The first weekend in the pool was the only weekend that I could attend this time! I was taking a Master SCUBA class most weekends, organizing a booth for BASK at the Bay Area PaddleFest, and giving a talk. I would have preferred to teach on the surf weekend, but could only fit the pool session into my schedule. This is the first in-the-water session (there are classroom sessions as well) where we make the students (we cannot call them novices any more) show us that they can swim, and teach them a few rudimentary skills in the clear warm water of a swimming pool.

The students are taught how to pop open their spray-skirt and exit from the boat when it is turned over. This may sound intuitive, but some spray-skirts are very tight and people have been known to drown trapped upside down in their boats by their spray-skirt. (Thankfully never at a BASK event). After the students get back in their boats we practice the Eskimo rescue. This is where you hang upside down in your boat holding your breath and pounding on your boat to attract attention. Another kayaker zooms up and lets you grab their bow and pull yourself right-side up. As the instructor standing chest deep in the water I tried using my hands as a surrogate bow to pull on and my students seemed to find it difficult to get back up. When we switched to doing it with real boats they had an easier time of it.

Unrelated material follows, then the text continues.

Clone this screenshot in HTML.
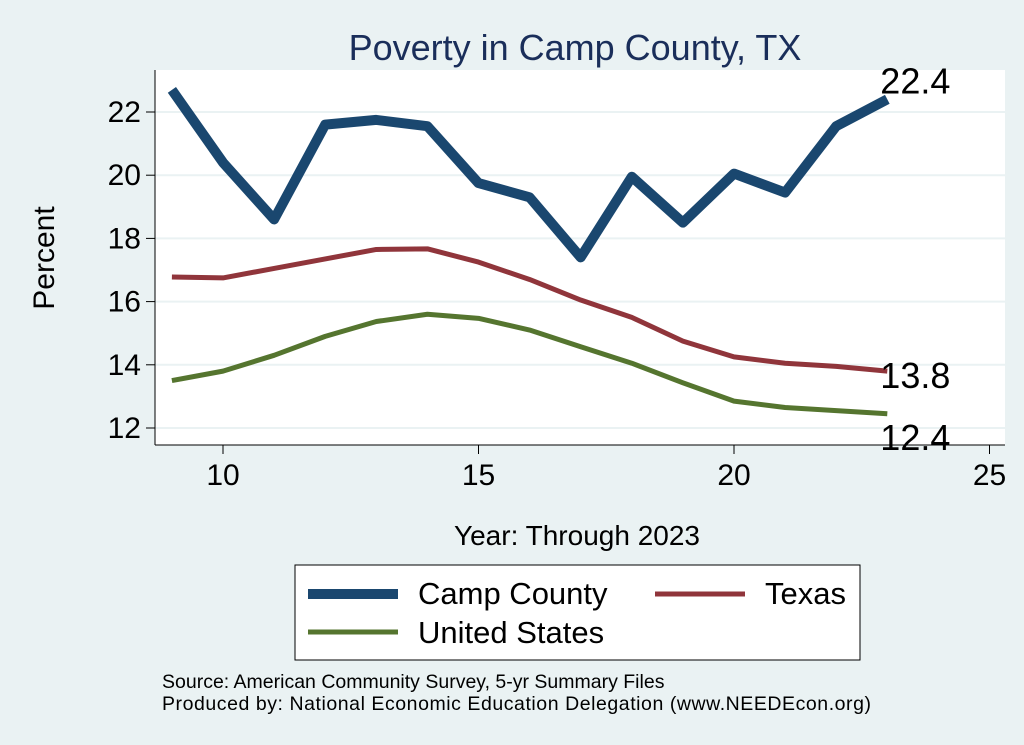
<!DOCTYPE html>
<html><head><meta charset="utf-8"><style>
body{margin:0;background:#eaf2f3;}
svg{display:block;font-family:"Liberation Sans",sans-serif;}
</style></head><body>
<svg id="chart" width="1024" height="745">
<rect x="0" y="0" width="1024" height="745" fill="#eaf2f3"/>
<text x="575" y="60" font-size="36" fill="#1a2e5a" text-anchor="middle">Poverty in Camp County, TX</text>
<rect x="155" y="70" width="850" height="375" fill="#ffffff"/>
<g id="grid"></g><g id="axes"></g><g id="series"></g>
<text x="54" y="258" font-size="30" text-anchor="middle" transform="rotate(-90 54 258)">Percent</text>
<text x="577" y="545" font-size="28" text-anchor="middle">Year: Through 2023</text>
<g>
<rect x="295" y="565" width="565" height="95" fill="#fff" stroke="#000" stroke-width="1"/>
<line x1="308" y1="594" x2="398" y2="594" stroke="#1a476f" stroke-width="10"/>
<text x="418" y="604" font-size="31">Camp County</text>
<line x1="655" y1="594" x2="745" y2="594" stroke="#90353b" stroke-width="5"/>
<text x="765" y="604" font-size="31">Texas</text>
<line x1="308" y1="632" x2="398" y2="632" stroke="#55752f" stroke-width="5"/>
<text x="418" y="643" font-size="31">United States</text>
</g>
<text x="162" y="688" font-size="19.5">Source: American Community Survey, 5-yr Summary Files</text>
<text x="162" y="710" font-size="19.5" textLength="709">Produced by: National Economic Education Delegation (www.NEEDEcon.org)</text>
</svg>
<script>
const years=[9,10,11,12,13,14,15,16,17,18,19,20,21,22,23];
const campValues=[22.7,20.4,18.6,21.6,21.75,21.55,19.75,19.3,17.4,19.95,18.5,20.05,19.45,21.55,22.4];
const texasValues=[16.78,16.75,17.05,17.35,17.65,17.67,17.25,16.7,16.05,15.5,14.75,14.25,14.05,13.95,13.8];
const usValues=[13.5,13.8,14.3,14.9,15.37,15.6,15.47,15.1,14.57,14.05,13.43,12.85,12.65,12.55,12.45];
const yTicks=[12,14,16,18,20,22];
const xTicks=[10,15,20,25];
const NS="http://www.w3.org/2000/svg";
const xs=v=>223+(v-10)*51.1;
const ys=v=>428-(v-12)*31.6;
const grid=document.getElementById('grid'),axes=document.getElementById('axes'),ser=document.getElementById('series');
function mk(tag,attrs,parent){const e=document.createElementNS(NS,tag);for(const k in attrs)e.setAttribute(k,attrs[k]);parent.appendChild(e);return e;}
yTicks.forEach(t=>{
 const g=mk('line',{x1:155,x2:1005,y1:ys(t),y2:ys(t),stroke:'#eaf2f3','stroke-width':2},grid);
 
 
 const tk=mk('line',{x1:146,x2:155,y1:ys(t),y2:ys(t),stroke:'#000','stroke-width':1},axes);
 
 
 const l=mk('text',{x:141,y:ys(t)+10,'font-size':30,'text-anchor':'end'},axes);l.textContent=t;
 
 
});
const ya=mk('line',{x1:155,x2:155,y1:70,y2:445,stroke:'#000'},axes);


const xa=mk('line',{x1:155,x2:1005,y1:445,y2:445,stroke:'#000'},axes);


xTicks.forEach(t=>{
 const tk=mk('line',{x1:xs(t),x2:xs(t),y1:445,y2:454,stroke:'#000'},axes);
 
 
 const l=mk('text',{x:xs(t),y:485,'font-size':30,'text-anchor':'middle'},axes);l.textContent=t;
 
 
});
function line(vals,color,w,name){
 const p=mk('polyline',{points:vals.map((v,i)=>xs(years[i])+','+ys(v)).join(' '),fill:'none',stroke:color,'stroke-width':w,'stroke-linejoin':'round'},ser);
 
 
}
line(usValues,'#55752f',5,'us-line');
line(texasValues,'#90353b',5,'texas-line');
line(campValues,'#1a476f',10,'camp-line');
function endLabel(vals,dy,name){
 const v=vals[vals.length-1];
 const t=mk('text',{x:xs(years[years.length-1])-7,y:ys(v)+dy,'font-size':36},ser);t.textContent=v.toFixed(1);
 
 
}
endLabel(campValues,-6,'camp-end-label');
endLabel(texasValues,17,'texas-end-label');
endLabel(usValues,36,'us-end-label');
</script>
</body></html>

Everyone was in little river kayaks, and I had loaned mine to one of the students. So when the formal part of the program was over I didn’t have a boat to play in. Because these students are not novices, some of them were pretty advanced paddlers and a few could even roll a kayak. When the talk turned to teaching the roll, I jumped ashore and tried out all the spare boats lying around the pool. I had loaned my boat to one of the students because he was a tall guy and he couldn’t find any other boat to fit in. I bought my Pirouette because it is an old river kayak design that is so unfashionably large that it has lots of leg room in the bow. As a second best I found a Dancer that I could just barely squeeze myself into. Then I was able to join the melee in the pool and demonstrate some Greenland paddle rolls and other tricks.